As with many things in my life, I am constantly at war with expectation. My parents, who owned a book titled Raising Your Spirited Child, will confirm my favorite word growing up was “why.” Even today, I constantly am questioning. As an adult, my tendency to reject “givens” has manifested in my railings against the status quo. Tradition be damned. Give me a reason for why we do what we do.


In that vein, I have been known to openly admit to friends, family, and people on the internet that I harbor no desire to get married. As you may guess, reactions are mixed — at best. At this point, I can run the list of replies, ranging from well-intentioned to unkind, like a theatrical monologue.


“You haven’t met ‘the one’ yet.” I won’t hold my breath.


“Don’t you want children?” As if that necessitates marriage.


“You’ll change your mind when the ‘perfect guy’ shows up.” For the record, I like to keep my options open when it comes to gender. But unless Outlander’s Jamie Fraser himself shows up clad in a kilt on my doorstep, I’m certain I’ll be sticking to my guns.


It’s not my intention to set people on edge. Yet on this issue and that of children, I find the general public tends to raise its hackles when the norm is challenged. Similarly, I bristle each time I am asked when it will be “my turn.” Is there a polite way to respond to that question from a complete stranger?


It’s not that I see marriage as bad. If that is the path you choose, go forth. Rather, it’s a combination of factors - including the misogynistic roots of the institution and the myriad expectations with which women must wrestle as brides and spouses - that have soured me against embracing the notion of blissful matrimony for myself. Add to that pressure cooker my healthy skepticism of normativity, deep distrust of the $72-billion (in the U.S.) Wedding Industrial Complex, and utter dissatisfaction with the Disney-fied, throw-pillow culture ideal of “forever and always.” After all, what if forever isn’t forever?


That being said, I love a good wedding. They’re one of the precious few events during which I will weep openly. In fact, I was such a blubbering mess at my best friend’s wedding just this May, I thought I was going to destroy my makeup. I’ve been in two weddings since graduating from college and will have the chance to stand with friends who feel as close as family at another next year. I’ve bought the dresses and accepted that alterations will need to be made. I’ve attended bachelorette parties and showers. I’ve devoted care to choosing gifts. I’ve dedicated time to penning best wishes and hopes on cards streaked with my own joyful tears. All of this I do with zeal because I adore these exceptional people who have colored my world in vibrant brushstrokes. I desire their genuine happiness — as individuals and as couples.

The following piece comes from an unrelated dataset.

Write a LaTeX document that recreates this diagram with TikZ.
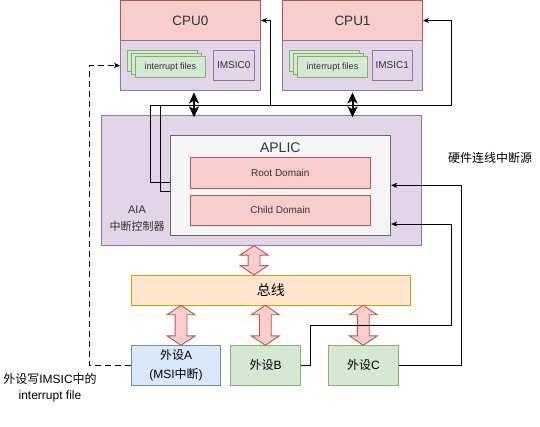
\documentclass[tikz,border=0pt]{standalone}
\usepackage{tikz}
\usetikzlibrary{shapes.arrows, arrows.meta, positioning}
\usepackage{fontspec}
\setmainfont{Liberation Sans}
\newfontfamily\zhfont{Noto Sans CJK SC}
\usepackage{xcolor}
\definecolor{redfill}{HTML}{F8CECC}
\definecolor{redline}{HTML}{B85450}
\definecolor{lilacfill}{HTML}{E1D5E7}
\definecolor{lilacline}{HTML}{9673A6}
\definecolor{greenfill}{HTML}{D5E8D4}
\definecolor{greenline}{HTML}{82B366}
\definecolor{bluefill}{HTML}{DAE8FC}
\definecolor{blueline}{HTML}{6C8EBF}
\definecolor{busfill}{HTML}{FFE6CC}
\definecolor{busline}{HTML}{D79B00}
\definecolor{greyfill}{HTML}{F5F5F5}
\definecolor{greyline}{HTML}{666666}
\definecolor{txtgray}{HTML}{333333}

\begin{document}
\begin{tikzpicture}[x=1pt,y=-1pt]
						\tikzstyle{cpubox} = [rectangle,fill=redfill,draw=redline,line width=0.9pt,inner sep=0pt,text=txtgray,font=\fontsize{13.5}{16}\selectfont]
						\tikzstyle{corebox} = [rectangle,fill=lilacfill,draw=lilacline,line width=0.9pt,inner sep=0pt]
						\tikzstyle{filebox} = [rectangle,fill=greenfill,draw=greenline,line width=0.9pt,inner sep=0pt,text=txtgray,font=\fontsize{9}{11}\selectfont]
						\tikzstyle{imsicbox} = [rectangle,fill=lilacfill,draw=lilacline,line width=0.9pt,inner sep=0pt,text=txtgray,font=\fontsize{10}{12}\selectfont]
						\tikzstyle{aplicbox} = [rectangle,fill=greyfill,draw=greyline,line width=0.9pt,inner sep=0pt]
						\tikzstyle{domainbox} = [rectangle,fill=redfill,draw=redline,line width=0.9pt,inner sep=0pt,text=txtgray,font=\fontsize{10}{12}\selectfont]
						\tikzstyle{busbox} = [rectangle,fill=busfill,draw=busline,line width=0.9pt,inner sep=0pt,font=\zhfont\fontsize{14}{16}\selectfont]
						\tikzstyle{devbox} = [rectangle,fill=greenfill,draw=greenline,line width=0.9pt,inner sep=0pt,align=center,font=\fontsize{12}{19.4}\selectfont]
						\tikzstyle{fatarrow} = [double arrow,fill=redfill,draw=redline,line width=0.9pt,inner sep=5.5pt,double arrow head extend=8pt,double arrow tip angle=112,rotate=90]
						\tikzstyle{biarrow} = [{Stealth[length=11pt,width=10pt,inset=3pt]}-{Stealth[length=11pt,width=10pt,inset=3pt]},line width=2pt]
						\tikzstyle{wire} = [-{Stealth[length=6pt,width=5pt,inset=1.5pt]},line width=0.9pt]
						\tikzstyle{msiwire} = [wire,dash pattern=on 6pt off 4pt]
						\useasboundingbox (0,0) rectangle (540,426);
						
						\node[cpubox,minimum width=140pt,minimum height=40pt] (cpu0) at (190.5,20.5) {\raisebox{-1.5pt}{CPU0}};
						\node[corebox,minimum width=140pt,minimum height=50pt] (core0) at (190.5,65.5) {};
						\node[filebox,minimum width=70pt,minimum height=21pt] (files0c) at (162.5,60.7) {};
						\node[filebox,minimum width=70pt,minimum height=21pt] (files0b) at (166.5,63.7) {};
						\node[filebox,minimum width=70pt,minimum height=21pt] (files0a) at (170.5,66.7) {interrupt files};
						\node[imsicbox,minimum width=40.7pt,minimum height=30pt] (imsic0) at (233.7,65.2) {IMSIC0};
						
						\node[cpubox,minimum width=140pt,minimum height=40pt] (cpu1) at (352.5,20.5) {\raisebox{-1.5pt}{CPU1}};
						\node[corebox,minimum width=140pt,minimum height=50pt] (core1) at (352.5,65.5) {};
						\node[filebox,minimum width=70pt,minimum height=21pt] (files1c) at (324.5,60.7) {};
						\node[filebox,minimum width=70pt,minimum height=21pt] (files1b) at (328.5,63.7) {};
						\node[filebox,minimum width=70pt,minimum height=21pt] (files1a) at (332.5,66.7) {interrupt files};
						\node[imsicbox,minimum width=40.7pt,minimum height=30pt] (imsic1) at (392.3,65.2) {IMSIC1};
						
						\node[corebox,minimum width=320pt,minimum height=130.5pt] (aia) at (261,180.3) {};
						\node[align=center,text=txtgray,font=\fontsize{11}{17}\selectfont] (aialbl) at (137,218.5) {AIA\\{\zhfont 中断控制器}};
						\node[aplicbox,minimum width=220.7pt,minimum height=100pt] (aplic) at (280.3,185.3) {};
						\node[text=txtgray,font=\fontsize{14}{16}\selectfont] (aplictxt) at (280.3,148) {APLIC};
						\node[domainbox,minimum width=180.7pt,minimum height=30.3pt] (root) at (280.3,172.8) {\raisebox{-1.5pt}{Root Domain}};
						\node[domainbox,minimum width=180.7pt,minimum height=30.3pt] (child) at (280.3,210.3) {\raisebox{-1.5pt}{Child Domain}};
						
						\node[busbox,minimum width=279pt,minimum height=30.3pt] (bus) at (270.8,290.2) {总线};
						\node[devbox,fill=bluefill,draw=blueline,minimum width=89.3pt,minimum height=40pt] (devA) at (176,365.3) {{\zhfont 外设}A\\(MSI{\zhfont 中断})};
						\node[devbox,minimum width=70.4pt,minimum height=40pt] (devB) at (265.5,365.3) {{\zhfont 外设}B};
						\node[devbox,minimum width=70.4pt,minimum height=40pt] (devC) at (363.5,365.3) {{\zhfont 外设}C};
						
						\node[fatarrow,minimum height=29.3pt] (aiabus) at (254,260.3) {};
						\node[fatarrow,minimum height=40pt] (busA) at (181,325.3) {};
						\node[fatarrow,minimum height=40pt] (busB) at (265.3,325.3) {};
						\node[fatarrow,minimum height=40pt] (busC) at (363.3,325.3) {};
						
						\node[font=\zhfont\fontsize{12}{14}\selectfont] (hwlbl) at (490,158) {硬件连线中断源};
						\node[align=center,font=\fontsize{12}{16}\selectfont] (msilbl) at (50,387.3) {{\zhfont 外设写}IMSIC{\zhfont 中的}\\interrupt file};
						
						\draw[biarrow] ([xshift=3.5pt,yshift=-1.5pt]core0.south) -- ([xshift=3.5pt,yshift=-2.7pt]core0.south |- aia.north);
						\draw[biarrow] ([yshift=-1.5pt]core1.south) -- ([yshift=-2.7pt]core1.south |- aia.north);
						\draw[wire] ([yshift=3.3pt]aplic.west) -| (150,105) -| ([xshift=9.5pt]cpu0.east) -- (cpu0.east);
						\draw[wire] ([yshift=-6.4pt]aplic.west) -| (160,105) -| ([xshift=28.5pt]cpu1.east) -- (cpu1.east);
						\draw[wire] (devC.east) -| ([xshift=70pt]aplic.east) -- (aplic.east);
						\draw[wire] (devB.east) -| (310.7,325) -| ([xshift=60pt,yshift=-38.7pt]aplic.east) -- ([yshift=-38.7pt]aplic.east);
						\draw[msiwire] (devA.west) -| ([xshift=-30.5pt]core0.west) -- (core0.west);
						
						
						\end{tikzpicture}
\end{document}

But if I’m being absolutely transparent, sometimes a gnarled pit forms in my stomach as wedding season approaches each year. It’s not envy. It’s fear — fear that my desires in life will not coincide with those of a potential partner. I’m terrified and preemptively frustrated that the person I choose to spend at least part of my life with may not share my vision of romantic partnership. That they may one day want someone who dreamed of a beach ceremony at sunset, who was engaged to her kindergarten boyfriend (unless that’s only a sitcom kid thing), who has been adding to a Pinterest board full of white tulle dresses she began in high school, who does not chafe at the thought of relinquishing her surname, and who does see children in her future.


I suppose even I am still fighting my own deeply-ingrained beliefs about marriage in the desperate hope that I can see myself as normal, rather than odd, for thinking the way I do.

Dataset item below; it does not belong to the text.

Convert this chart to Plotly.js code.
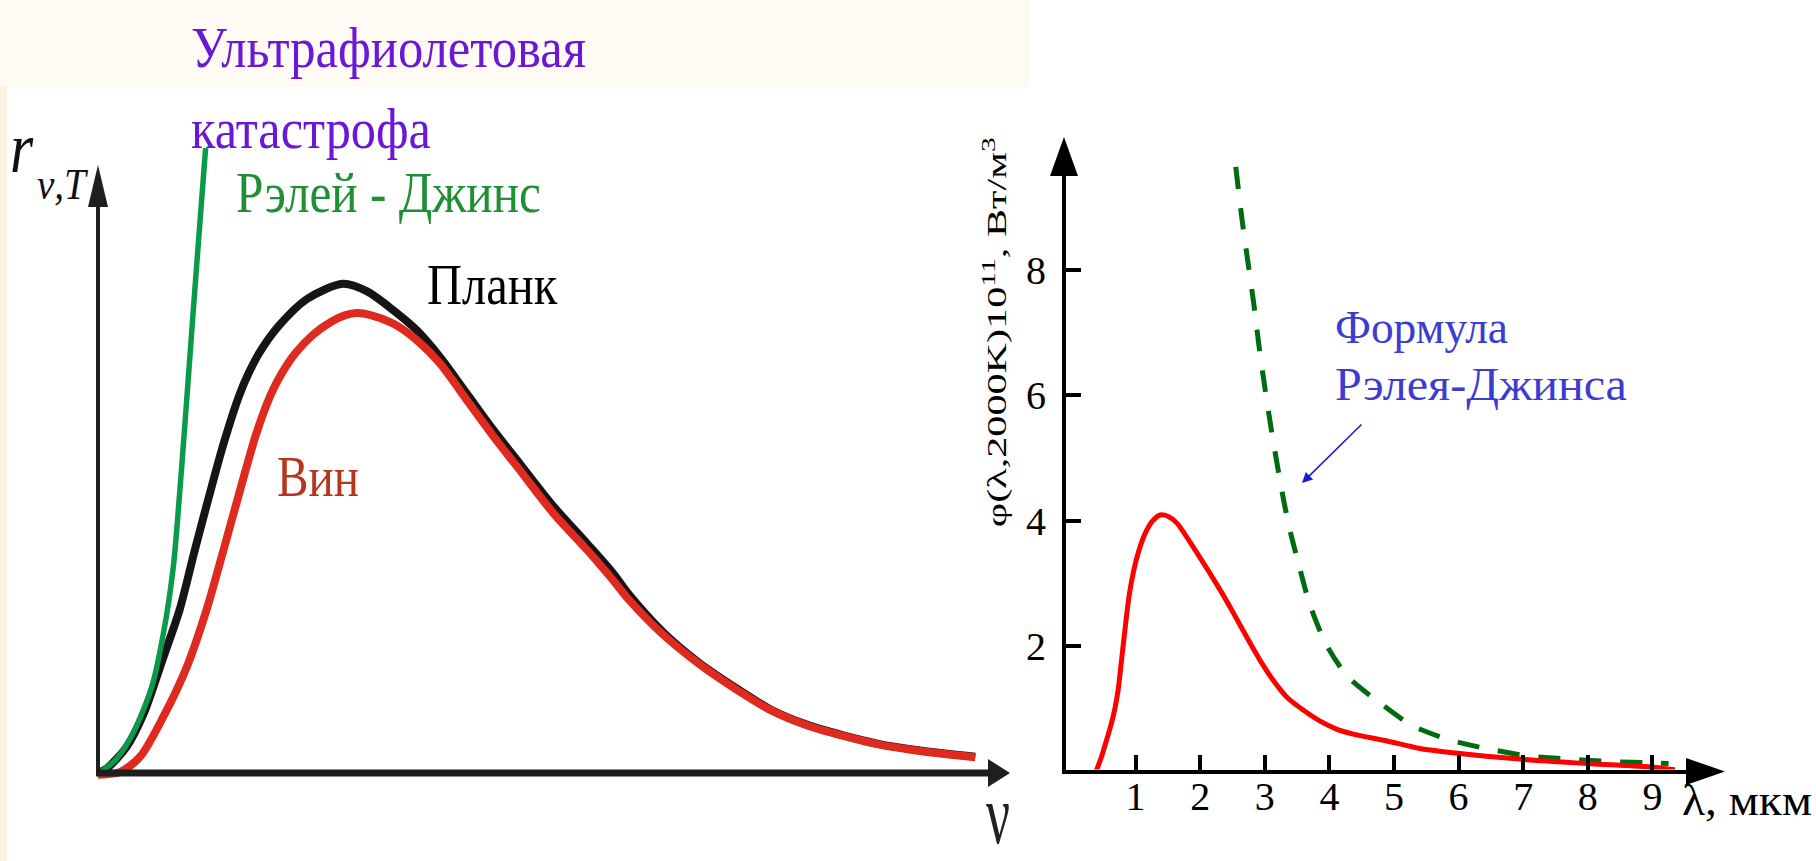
<!DOCTYPE html>
<html>
<head>
<meta charset="utf-8">
<script src="https://cdn.plot.ly/plotly-3.0.1.min.js"></script>
<style>
html,body{margin:0;padding:0;background:#ffffff;}
#chart{width:1816px;height:861px;}
</style>
</head>
<body>
<div id="chart"></div>
<script>
// ---------- DATA ----------
// Left schematic: spectral density r(nu,T), arbitrary units
const nuRayleigh = [0, 0.06, 0.21, 0.39, 0.60, 0.73, 0.84, 0.90, 0.96, 1.02, 1.08, 1.14, 1.20];
const rRayleigh  = [0, 0.05, 0.25, 0.68, 1.48, 2.40, 3.54, 4.60, 5.80, 7.05, 8.30, 9.52, 10.72];

const nuPlanck = [0, 0.10, 0.32, 0.51, 0.73, 0.91, 1.08, 1.23, 1.40, 1.58, 1.68, 1.80, 2.01, 2.33, 2.73, 3.00, 3.29, 3.55, 3.81, 4.11, 4.41, 4.70, 5.08, 5.45, 5.74, 5.92, 6.31, 6.71, 7.11, 7.51, 7.90, 8.30, 8.70, 9.10, 9.78];
const rPlanck  = [0, 0.08, 0.45, 1.02, 1.99, 2.80, 3.83, 4.70, 5.65, 6.50, 6.86, 7.21, 7.66, 8.13, 8.39, 8.26, 7.94, 7.60, 7.14, 6.51, 5.88, 5.31, 4.57, 3.94, 3.43, 3.06, 2.40, 1.88, 1.46, 1.08, 0.83, 0.65, 0.50, 0.40, 0.28];

const nuWien = [0, 0.25, 0.47, 0.73, 0.99, 1.21, 1.40, 1.56, 1.75, 1.85, 1.95, 2.05, 2.20, 2.40, 2.60, 2.75, 2.89, 3.03, 3.29, 3.55, 3.81, 4.11, 4.41, 4.70, 5.08, 5.45, 5.74, 5.92, 6.31, 6.71, 7.11, 7.51, 7.90, 8.30, 8.70, 9.10, 9.78];
const rWien  = [-0.03, 0.02, 0.28, 0.97, 1.82, 2.80, 3.83, 4.72, 5.75, 6.20, 6.57, 6.86, 7.20, 7.52, 7.74, 7.85, 7.89, 7.86, 7.71, 7.43, 7.03, 6.40, 5.77, 5.20, 4.45, 3.83, 3.31, 2.97, 2.36, 1.86, 1.44, 1.07, 0.82, 0.64, 0.49, 0.39, 0.27];

// Right chart: phi(lambda, 2000K) * 1e11, W/m^3 ; lambda in micrometres
const lamPlanck = [0.39, 0.47, 0.55, 0.62, 0.68, 0.73, 0.78, 0.84, 0.90, 0.97, 1.05, 1.15, 1.26, 1.38, 1.50, 1.64, 1.94, 2.31, 2.50, 2.72, 2.92, 3.13, 3.35, 3.60, 3.85, 4.11, 4.37, 4.89, 5.40, 6.02, 6.95, 7.98, 9.01, 9.35];
const phiPlanck = [0, 0.22, 0.49, 0.74, 1.00, 1.30, 1.75, 2.30, 2.80, 3.20, 3.52, 3.80, 3.99, 4.09, 4.07, 3.96, 3.50, 2.89, 2.55, 2.14, 1.78, 1.45, 1.17, 0.97, 0.80, 0.67, 0.59, 0.48, 0.36, 0.28, 0.19, 0.12, 0.06, 0.02];

const lamRJ = [2.55, 2.65, 2.74, 2.83, 2.91, 3.00, 3.10, 3.20, 3.30, 3.40, 3.50, 3.69, 3.94, 4.28, 4.79, 5.29, 5.85, 6.42, 7.08, 7.71, 8.37, 9.01, 9.25];
const phiRJ = [9.65, 8.79, 8.12, 7.46, 6.79, 6.13, 5.46, 4.85, 4.28, 3.80, 3.40, 2.68, 2.04, 1.51, 1.08, 0.72, 0.50, 0.36, 0.24, 0.19, 0.15, 0.13, 0.12];

const xTickVals = [1, 2, 3, 4, 5, 6, 7, 8, 9];
const xTickText = ['1', '2', '3', '4', '5', '6', '7', '8', '9'];
const yTickVals = [2, 4, 6, 8];
const yTickText = ['2', '4', '6', '8'];

// ---------- LAYOUT GEOMETRY (pixels) ----------
const W = 1816, H = 861;
const px = x => x / W;
const py = y => 1 - y / H;
const P = (x, y) => px(x).toFixed(5) + ',' + py(y).toFixed(5);

// left axes mapping
const L = {x0: 98, xu: 89.7, y0: 773, yu: 58.3, right: 1000, top: 131.7, bottom: 784.7};
// right axes mapping
const R = {x0: 1071, xu: 64.6, y0: 771, yu: 62.6, left: 1066, right: 1712, top: 150, bottom: 769.5};

const SERIF = 'Liberation Serif, DejaVu Serif, serif';
const purple = '#6a18d6', greenTxt = '#1f8f35', wienTxt = '#b5361f', blueTxt = '#3c3cd2';

const traces = [
  {x: nuPlanck, y: rPlanck, xaxis: 'x', yaxis: 'y', mode: 'lines',
   line: {color: '#151515', width: 8, shape: 'spline', smoothing: 0.8}, hoverinfo: 'skip'},
  {x: nuRayleigh, y: rRayleigh, xaxis: 'x', yaxis: 'y', mode: 'lines',
   line: {color: '#0a9a4c', width: 5.5, shape: 'spline', smoothing: 0.8}, hoverinfo: 'skip'},
  {x: nuWien, y: rWien, xaxis: 'x', yaxis: 'y', mode: 'lines',
   line: {color: '#df2a20', width: 8, shape: 'spline', smoothing: 0.8}, hoverinfo: 'skip'},
  {x: lamRJ, y: phiRJ, xaxis: 'x2', yaxis: 'y2', mode: 'lines',
   line: {color: '#006b0f', width: 5, dash: '22px,19px', shape: 'spline', smoothing: 0.7}, hoverinfo: 'skip'},
  {x: lamPlanck, y: phiPlanck, xaxis: 'x2', yaxis: 'y2', mode: 'lines',
   line: {color: '#ff0000', width: 5, shape: 'spline', smoothing: 0.7}, hoverinfo: 'skip'}
];

// ---------- TEXT ----------
const annotations = [];
const stretch = [];
function addText(text, xp, yp, o, st) {
  annotations.push(Object.assign({
    text: text, xref: 'paper', yref: 'paper', x: px(xp), y: py(yp),
    xanchor: 'left', yanchor: 'middle', showarrow: false,
    font: {family: SERIF, size: o.size, color: o.color || '#000'}
  }, o.extra || {}));
  stretch.push(st || null);
}
const FS = 58, k = 0.34;
addText('Ультрафиолетовая', 189, 67 - k * FS, {size: FS, color: purple}, {w: 395, a: 'left'});
addText('катастрофа', 189, 148 - k * FS, {size: FS, color: purple}, {w: 240, a: 'left'});
addText('Рэлей - Джинс', 234, 212 - k * FS, {size: FS, color: greenTxt}, {w: 305, a: 'left'});
addText('Планк', 425, 304 - k * FS, {size: FS, color: '#000'}, {w: 131, a: 'left'});
addText('Вин', 275, 496 - k * FS, {size: FS, color: wienTxt}, {w: 82, a: 'left'});
addText('<i>r</i>', 8, 172 - k * 72, {size: 72, color: '#111'}, {w: 24, a: 'left'});
addText('<i>ν,T</i>', 35, 199 - k * 44, {size: 44, color: '#111'}, {w: 52, a: 'left'});
addText('ν', 998, 843 - k * 84, {size: 84, color: '#222', extra: {xanchor: 'center'}}, {w: 24, a: 'center'});
addText('Формула', 1333, 343 - k * 46, {size: 46, color: blueTxt}, {w: 173, a: 'left'});
addText('Рэлея-Джинса', 1333, 400 - k * 46, {size: 46, color: blueTxt}, {w: 292, a: 'left'});
addText('λ, мкм', 1680, 815 - k * 44, {size: 44, color: '#000'}, {w: 130, a: 'left'});
addText('φ(λ,2000K)10<sup>11</sup>, Вт/м<sup>3</sup>', 995, 332, {size: 27, color: '#000',
  extra: {xanchor: 'center', textangle: -90}}, {w: 390, a: 'center'});
// pointer arrow towards the Rayleigh-Jeans curve
annotations.push({text: '', xref: 'paper', yref: 'paper', x: px(1302), y: py(483),
  ax: 61, ay: -60, showarrow: true, arrowhead: 2, arrowsize: 1.3, arrowwidth: 1.6,
  arrowcolor: '#1c1cd8', standoff: 0});
stretch.push(null);

// ---------- SHAPES (background tint, left axes, arrowheads) ----------
const shapes = [
  {type: 'rect', xref: 'paper', yref: 'paper', x0: px(0), x1: px(1030), y0: py(87), y1: py(0),
   fillcolor: '#fffaf3', line: {width: 0}, layer: 'below'},
  {type: 'rect', xref: 'paper', yref: 'paper', x0: px(0), x1: px(7), y0: py(861), y1: py(87),
   fillcolor: '#fcf0e2', line: {width: 0}, layer: 'below'},
  // left y axis
  {type: 'line', xref: 'paper', yref: 'paper', x0: px(98), x1: px(98), y0: py(775), y1: py(200),
   line: {color: '#1e1e1e', width: 4}},
  {type: 'path', xref: 'paper', yref: 'paper',
   path: 'M' + P(98, 165) + ' L' + P(88, 207) + ' L' + P(108, 207) + ' Z',
   fillcolor: '#1e1e1e', line: {width: 0}},
  // left x axis
  {type: 'line', xref: 'paper', yref: 'paper', x0: px(96), x1: px(995), y0: py(773), y1: py(773),
   line: {color: '#1e1e1e', width: 7}},
  {type: 'path', xref: 'paper', yref: 'paper',
   path: 'M' + P(1010, 773) + ' L' + P(988, 759) + ' L' + P(988, 787) + ' Z',
   fillcolor: '#1e1e1e', line: {width: 0}},
  // right arrowheads
  {type: 'path', xref: 'paper', yref: 'paper',
   path: 'M' + P(1064, 137) + ' L' + P(1050, 176) + ' L' + P(1078, 176) + ' Z',
   fillcolor: '#000', line: {width: 0}},
  {type: 'path', xref: 'paper', yref: 'paper',
   path: 'M' + P(1725, 771.5) + ' L' + P(1686, 758) + ' L' + P(1686, 785) + ' Z',
   fillcolor: '#000', line: {width: 0}}
];

const rightAxisCommon = {
  showline: true, linewidth: 4, linecolor: '#000', ticks: 'inside', ticklen: 15,
  tickwidth: 4, tickcolor: '#000', showgrid: false, zeroline: false,
  tickfont: {family: SERIF, size: 40, color: '#000'}
};

const layout = {
  width: W, height: H, margin: {l: 0, r: 0, t: 0, b: 0},
  paper_bgcolor: '#ffffff', plot_bgcolor: 'rgba(0,0,0,0)',
  showlegend: false, hovermode: false,
  font: {family: SERIF, color: '#000'},
  xaxis: {domain: [px(L.x0), px(L.right)], range: [0, (L.right - L.x0) / L.xu],
          visible: false, fixedrange: true},
  yaxis: {domain: [py(L.bottom), py(L.top)], range: [(L.y0 - L.bottom) / L.yu, (L.y0 - L.top) / L.yu],
          visible: false, fixedrange: true},
  xaxis2: Object.assign({}, rightAxisCommon, {
    anchor: 'y2', domain: [px(R.left), px(R.right)],
    range: [(R.left - R.x0) / R.xu, (R.right - R.x0) / R.xu],
    tickvals: xTickVals, ticktext: xTickText, ticklabelstandoff: -12}),
  yaxis2: Object.assign({}, rightAxisCommon, {
    anchor: 'x2', domain: [py(R.bottom), py(R.top)],
    range: [(R.y0 - R.bottom) / R.yu, (R.y0 - R.top) / R.yu],
    tickvals: yTickVals, ticktext: yTickText, ticklabelstandoff: 8}),
  annotations: annotations,
  shapes: shapes
};

Plotly.newPlot('chart', traces, layout, {staticPlot: true, displayModeBar: false}).then(function (gd) {
  // condense / widen label glyphs to the reference proportions
  gd.querySelectorAll('.annotation').forEach(function (g) {
    const i = +g.getAttribute('data-index');
    const st = stretch[i];
    if (!st) return;
    const t = g.querySelector('text.annotation-text');
    if (!t) return;
    const bb = t.getBBox();
    if (!bb.width) return;
    const s = st.w / bb.width;
    const cx = st.a === 'left' ? bb.x : bb.x + bb.width / 2;
    const prev = t.getAttribute('transform') || '';
    t.setAttribute('transform', (prev + ' translate(' + cx + ',0) scale(' + s + ',1) translate(' + (-cx) + ',0)').trim());
  });
});
</script>
</body>
</html>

In a recent conversation with a friend, I realized there are some who are struggling with what marriage means for them even as they settle into married life. After fighting to retain autonomy over the ceremony and reception, she and her now-husband eloped. Perhaps they wouldn’t be together forever, but they would be, as she called it, “forever for now.” “I know that doesn’t sound very romantic,” she told me. I disagreed. That — their devotion to each other manifested in their spontaneity and their declaration of independence as both individuals and a couple — is very romantic.


My thoughts about marriage remain complicated. I know I’m certainly not helping sort anything out when I bask in the mind jacuzzi that is The Bachelorette. I still have no current desire to be a wife, nor can I see myself planning a wedding or walking steadily down an aisle. Yet I do see the value of an outward declarations and celebrations of love, partnership, and family, especially in an increasingly chaotic world.


I also see opportunities for greater inclusivity and expansion of our understanding of partnership to better reflect that no love is like any other. Your declaration could be a grand ceremony or a few simple, private words. Your celebration could be a wild shindig or a casual evening like any other. You could wear a satin gown, a sleek tux, or a sparkly miniskirt. You could uphold a long-standing tradition, or you could create your own. As long as it’s you. That’s an expectation I can get behind.